If we are to search along the epipolar line through $e_2$ and $q_2$, we need first to define that line mathematically.

In the figure below, $n$ is perpendicular to the plane through $p$, $c_1$, and $c_2$. $x$ is a point on the epipolar line of $q_1$ in camera 2's image. $x$ can also be thought of as a vector from $c_2$ to that point.

If $x$ is written in camera 2's coordinate system, then the corresponding vector in the world coordinate system is $R^T x$.

To find $n$, just use the cross product of two vectors in the plane (again in the world coordinate system): $$n = c_2 \times q_1$$

Since $R^T x$ is a vector in the plane and $n$ is perpendicular to the plane, their dot product is zero: $$\begin{array}{rcll} (R^T x) \cdot (c_2 \times q_1) &=& 0 \\ (R\ (R^T x)) \cdot (R\ (c_2 \times q_1)) &=& 0 \\ x \cdot (R\ (\widetilde{c_2} q_1)) &=& 0 & \textrm{(see below)} \\ x^T\ \underbrace{(R\ \widetilde{c_2})}_\textrm{essential matrix}\ q_1 &=& 0 \\ \end{array}$$

Where $\widetilde{c_\textrm{ }}$ as a skew-symmetric matrix $$\widetilde{c_\textrm{ }} = \left[\begin{array}{ccc} 0 & -c_z & c_y \\ c_z & 0 & -c_x \\ -c_y & c_x & 0 \end{array}\right]$$

which has the property that $\widetilde{c_\textrm{ }}\ x = c \times x$.
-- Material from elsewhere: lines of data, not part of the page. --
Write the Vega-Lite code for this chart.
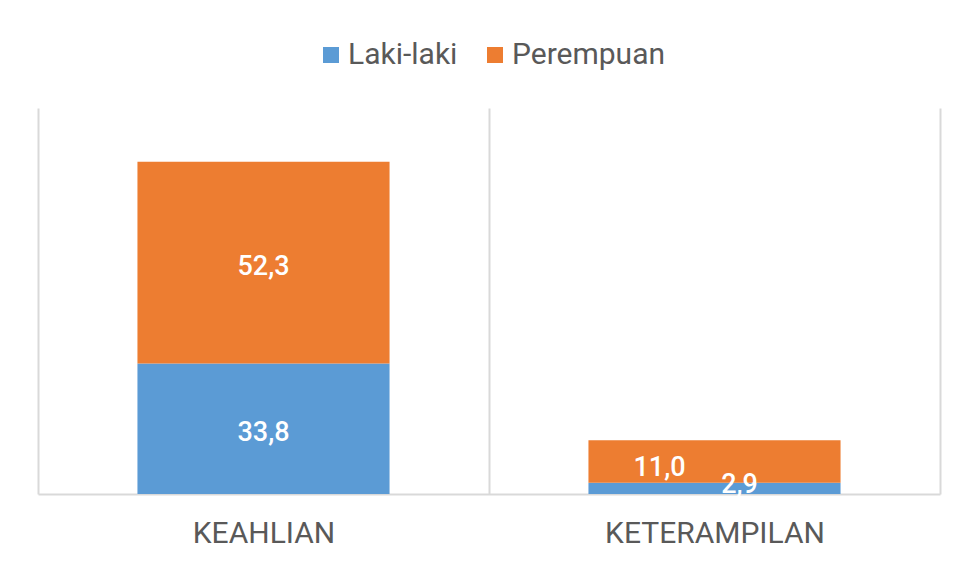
{
  "$schema": "https://vega.github.io/schema/vega-lite/v6.json",
  "width": 902,
  "height": 386,
  "autosize": {"type": "none"},
  "padding": {"left": 38, "top": 108, "right": 17, "bottom": 67},
  "background": "white",
  "config": {
    "view": {"stroke": null},
    "font": "Roboto",
    "locale": {"number": {"decimal": ",", "thousands": ".", "grouping": [3], "currency": ["", ""]}}
  },
  "data": {
    "values": [
      {"kategori": "KEAHLIAN", "jenis": "Laki-laki", "nilai": 33.8},
      {"kategori": "KEAHLIAN", "jenis": "Perempuan", "nilai": 52.3},
      {"kategori": "KETERAMPILAN", "jenis": "Laki-laki", "nilai": 2.9},
      {"kategori": "KETERAMPILAN", "jenis": "Perempuan", "nilai": 11.0}
    ]
  },
  "transform": [
    {"stack": "nilai", "groupby": ["kategori"], "sort": [{"field": "jenis", "order": "ascending"}], "as": ["y0", "y1"]},
    {"calculate": "(datum.y0 + datum.y1) / 2", "as": "ymid"}
  ],
  "encoding": {
    "x": {
      "field": "kategori",
      "type": "nominal",
      "sort": ["KEAHLIAN", "KETERAMPILAN"],
      "scale": {"paddingInner": 0, "paddingOuter": 0},
      "axis": {
        "title": null,
        "labelAngle": 0,
        "labelFontSize": 30,
        "labelLimit": 0,
        "labelColor": "#595959",
        "labelPadding": 24,
        "ticks": false,
        "domainColor": "#D9D9D9",
        "domainWidth": 2,
        "grid": true,
        "gridColor": "#D9D9D9",
        "gridWidth": 2,
        "tickBand": "extent"
      }
    }
  },
  "layer": [
    {
      "mark": {"type": "bar", "width": {"band": 0.559}},
      "encoding": {
        "y": {"field": "y0", "type": "quantitative", "scale": {"domain": [0, 100], "nice": false}, "axis": null},
        "y2": {"field": "y1"},
        "color": {
          "field": "jenis",
          "type": "nominal",
          "scale": {"domain": ["Laki-laki", "Perempuan"], "range": ["#5B9BD5", "#ED7D31"]},
          "legend": {
            "title": null,
            "orient": "none",
            "direction": "horizontal",
            "legendX": 278,
            "legendY": -68,
            "symbolType": "square",
            "symbolSize": 256,
            "symbolStrokeWidth": 0,
            "labelFontSize": 30,
            "labelColor": "#595959",
            "labelOffset": 2,
            "columnPadding": 22
          }
        }
      }
    },
    {
      "transform": [{"filter": "datum.kategori == 'KEAHLIAN'"}],
      "mark": {"type": "text", "color": "white", "fontSize": 27, "fontWeight": 500, "dy": 4},
      "encoding": {
        "y": {"field": "ymid", "type": "quantitative"},
        "text": {"field": "nilai", "type": "quantitative", "format": ".1f"}
      }
    },
    {
      "transform": [{"filter": "datum.kategori == 'KETERAMPILAN' && datum.jenis == 'Perempuan'"}],
      "mark": {"type": "text", "color": "white", "fontSize": 27, "fontWeight": 500, "dx": -55, "dy": 6},
      "encoding": {
        "y": {"field": "ymid", "type": "quantitative"},
        "text": {"field": "nilai", "type": "quantitative", "format": ".1f"}
      }
    },
    {
      "transform": [{"filter": "datum.kategori == 'KETERAMPILAN' && datum.jenis == 'Laki-laki'"}],
      "mark": {"type": "text", "color": "white", "fontSize": 27, "fontWeight": 500, "dx": 25, "dy": -3},
      "encoding": {
        "y": {"field": "ymid", "type": "quantitative"},
        "text": {"field": "nilai", "type": "quantitative", "format": ".1f"}
      }
    }
  ]
}
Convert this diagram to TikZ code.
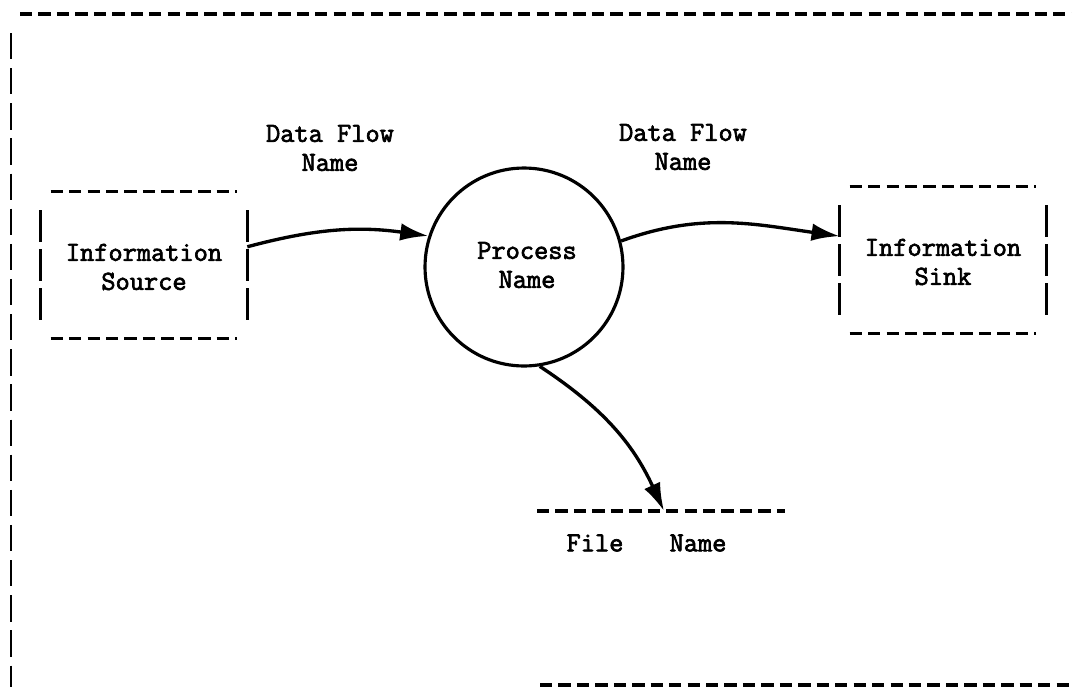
\documentclass[tikz,border=0pt]{standalone}
\usepackage{fontspec}
\usepackage{tikz}
\usetikzlibrary{calc, shapes, arrows, arrows.meta}
\newfontfamily\twfont{Latin Modern Mono}[FakeBold=2.5]

\begin{document}
\begin{tikzpicture}[x=0.02cm,y=-0.02cm]
\tikzstyle{label}=[font=\fontsize{15.7}{16.5}\selectfont\twfont,align=center,inner sep=0pt]
\tikzstyle{store}=[minimum width=4.12cm,minimum height=2.94cm,inner sep=0pt]
\tikzstyle{dashline}=[line width=1.8pt,dash pattern=on 7pt off 3.5pt]
\tikzstyle{sideline}=[line width=1.6pt,dash pattern=on 18pt off 4.2pt]
\tikzstyle{frameline}=[line width=1.6pt,dash pattern=on 15pt off 5pt]
\tikzstyle{flow}=[line width=1.9pt,-{Latex[length=16pt,width=10pt]}]
\useasboundingbox (0,0) rectangle (1072,687);
\draw[dashline] (20,14) -- (1072,14);
\draw[frameline] (11,33) -- (11,687);
\draw[dashline] (540,685) -- (1072,685);
\node[store] (src) at (144,265) {};
\node[label] at (144,267) {Information\\Source};
\draw[dashline] ([xshift=0.2cm]src.north west) -- ([xshift=-0.2cm]src.north east);
\draw[dashline] ([xshift=0.2cm]src.south west) -- ([xshift=-0.2cm]src.south east);
\draw[sideline] ([yshift=-0.38cm]src.north west) -- ([yshift=0.38cm]src.south west);
\draw[sideline] ([yshift=-0.38cm]src.north east) -- ([yshift=0.38cm]src.south east);
\node[store] (sink) at (943,260) {};
\node[label] at (943,262) {Information\\Sink};
\draw[dashline] ([xshift=0.2cm]sink.north west) -- ([xshift=-0.2cm]sink.north east);
\draw[dashline] ([xshift=0.2cm]sink.south west) -- ([xshift=-0.2cm]sink.south east);
\draw[sideline] ([yshift=-0.38cm]sink.north west) -- ([yshift=0.38cm]sink.south west);
\draw[sideline] ([yshift=-0.38cm]sink.north east) -- ([yshift=0.38cm]sink.south east);
\node[circle,draw,line width=1.8pt,minimum size=3.96cm] (proc) at (524,267) {};
\node[label] at (527,265) {Process\\Name};
\node[label] (df1) at (330,148) {Data Flow\\Name};
\node[label] (df2) at (683,147) {Data Flow\\Name};
\coordinate (fileL) at (537,511);
\coordinate (fileR) at (785,511);
\coordinate (fileIn) at (664,511);
\draw[dashline] (fileL) -- (fileR);
\node[label] (fileA) at (595,543) {File};
\node[label] (fileB) at (698,543) {Name};
\draw[flow] (src.10) to[out=15,in=172] (proc.162);
\draw[flow] (proc.15) to[out=20,in=172] (sink.167);
\draw[flow] (proc.-81) to[bend left=16] (fileIn);
\end{tikzpicture}
\end{document}
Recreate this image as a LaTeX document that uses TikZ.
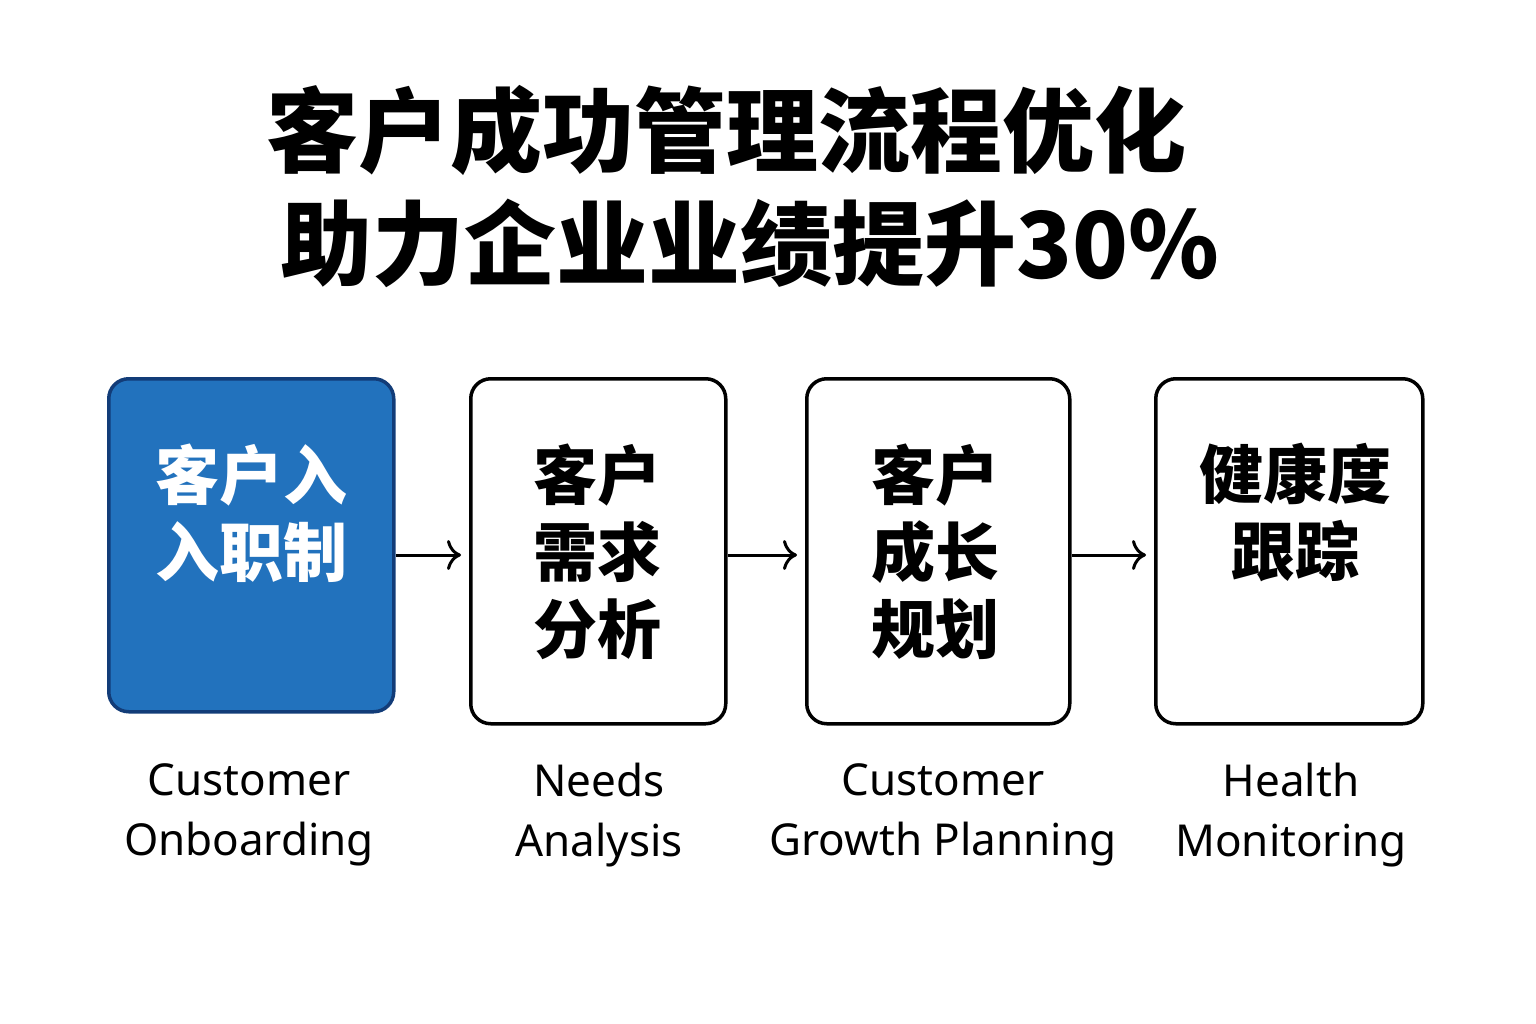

Note that $x$ and $q_1$ are in the coordinate systems of their respective cameras. To move them into pixel coordinates, apply the $K_1$ and $K_2$ camera calibration matrices: $$x_\mathrm{px} = K_2\ x \qquad \textrm{and} \qquad q_{1,\mathrm{px}} = K_1 q_1.$$

Then $$\begin{array}{rcl} x^T\ (R\ \widetilde{c_2})\ q_1 &=& 0 \\ (K_2^{-1}\ x_\mathrm{px})^T\ (R\ \widetilde{c_2})\ (K_1^{-1}\ q_{1,\mathrm{px}}) &=& 0 \\ x_\mathrm{px}^T\ \underbrace{(K_2^{-T} R\ \widetilde{c_2}\ K_1^{-1})}_\textrm{fundamental matrix}\ q_{1,\mathrm{px}} &=& 0 \\ x_\mathrm{px}^T\ F\ q_{1,\mathrm{px}} &=& 0 \\ \end{array}$$

Given two calibrated camera, we can compute the fundamental matrix, $F$.

Then a point $q_\mathrm{px}$ in camera 1's image will correspond to any point $x_\mathrm{px}$ in camera 2's image that satisfies $$x_\mathrm{px}^T\ F\ q_\mathrm{px} = 0$$

We'll see in the next lecture how to use this fact to search for correspondences between images.